As language models continue to evolve, we are seeing an increasing number of tools that are capable of generating and comprehending human language. Personally, I have been impressed by the quality of the large language models now available to the public. Google has been at the forefront of deep learning research for many years and under external pressure finally opened up their Bard LLM to the early testing. Here is a quick comparison between ChatGPT-4 and Bard for the kind of queries I usually use with these tools, e.g. either generation of content or comprehension/summarization.
Comprehension and Summarization
I am looking to buy a new audio interface for my computer. It needs to drive studio monitors, support two phantom powered microphones and allow for my electric guitar to be plugged in. What is a good option for an audio interface that supports this?― Niels
The answer from Bard is generic and does not fully meet my requirements, i.e. the desire to connect two microphones while also being able to plug in my guitar at the same time. Admittedly, the requirements I provided were a little bit ambiguous. On the other hand, ChatGPT-4 provided me exactly what I was looking for including a detailed list of the specifications. Curiously, none of them offered the option of my favorite audio interface, the RME Babyface.
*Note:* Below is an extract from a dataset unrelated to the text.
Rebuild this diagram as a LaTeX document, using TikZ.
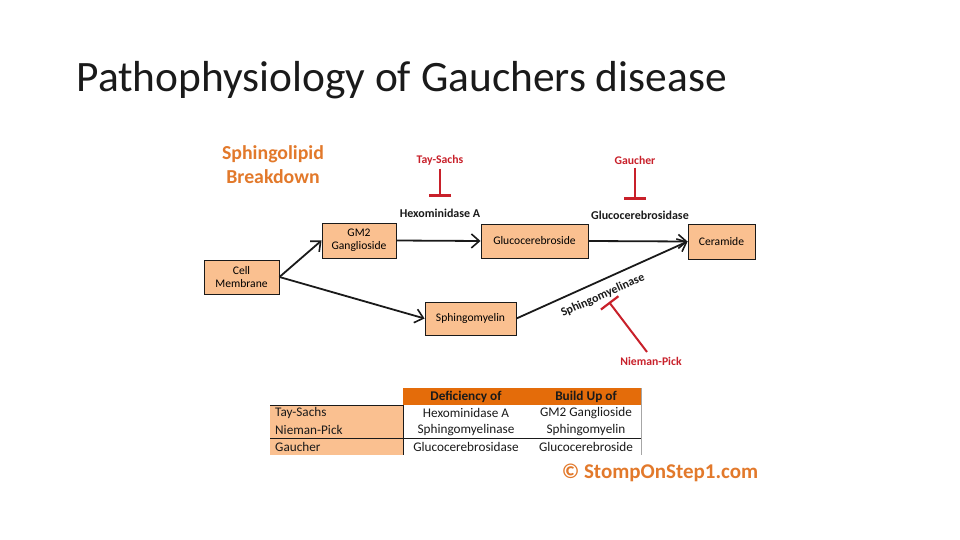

In my article on AI ethics, I used a prompt about sex positions to demonstrate the limitations imposed on these models by their companies. I was surprised that this is no longer a limitation for ChatGPT-4 but Bard fails to discuss anything related to sex. Instead, let’s use a different query:
What is the scientific evidence for the efficacy of acupuncture?― Niels
When I tried the same query yesterday, Bard provided an answer. Now, it does not answer at all. ChatGPT-4 provided a comprehensive answer but the response was truncated again. This did not happen before and I suspect that OpenAI may be trying to reduce the load on their systems.
Let’s look at some generative content also in the context of my music. I had asked LegalZoom to help with the trademark application for my artist name Activ8te. After the USPTO replied, I paid LegalZoom to help with a declaration of quality the USPTO required. For reasons I don’t understand, LegalZoom did not follow up with me on this in a timely manner and I decided to ask an LLM for help.
I produce EDM music under the artist name Activ8te. Last year, I applied to the USPTO to trademark my artist name for both downloadable music and streaming music. The USPTO needs a declaration of quality that declares I control the quality of the music for the downloadable music. Please, write a formal letter I can send to the USPTO that serves as a declaration of quality.― Niels
Both the models fail here. Bard produces a letter but it seems too informal and would in my opinion not be sufficient for sending to the USPTO. ChatGPT-4 starts off very strong but ended up truncating its response. However, up to the truncation the content was in line of what I was looking for. In fact, the declaration I sent to the USPTO was generated by ChatGPT-4 alas with a slightly different prompt.
To sum up, the potential of LLMs is undeniable and they can be incredibly useful across a range of applications, including writing and gaining insights into complex topics. ChatGPT-4 is currently the most impressive model and provides high quality answers for almost all prompts. Bard falls noticeably short of that. On the other hand, Google’s integration of LLMs into their productivity business offerings is likely going to be a big time saver and seems to be an appropriate place to leverage the generative power of LLMs. The integration with search seems hyped and likely misplaced. Meanwhile, Bing AI falls noticeably short of both Bard and ChatGPT-4 in quality for the types of queries explored in this comparison.
It is also important to remember that these models are very large and expensive to run. ChatGPT-4 is available at the moment only for a $20/month subscription whereas Google and Microsoft are launching their models to a very large audience. It seems likely that this is a major cause for the difference in quality between these models.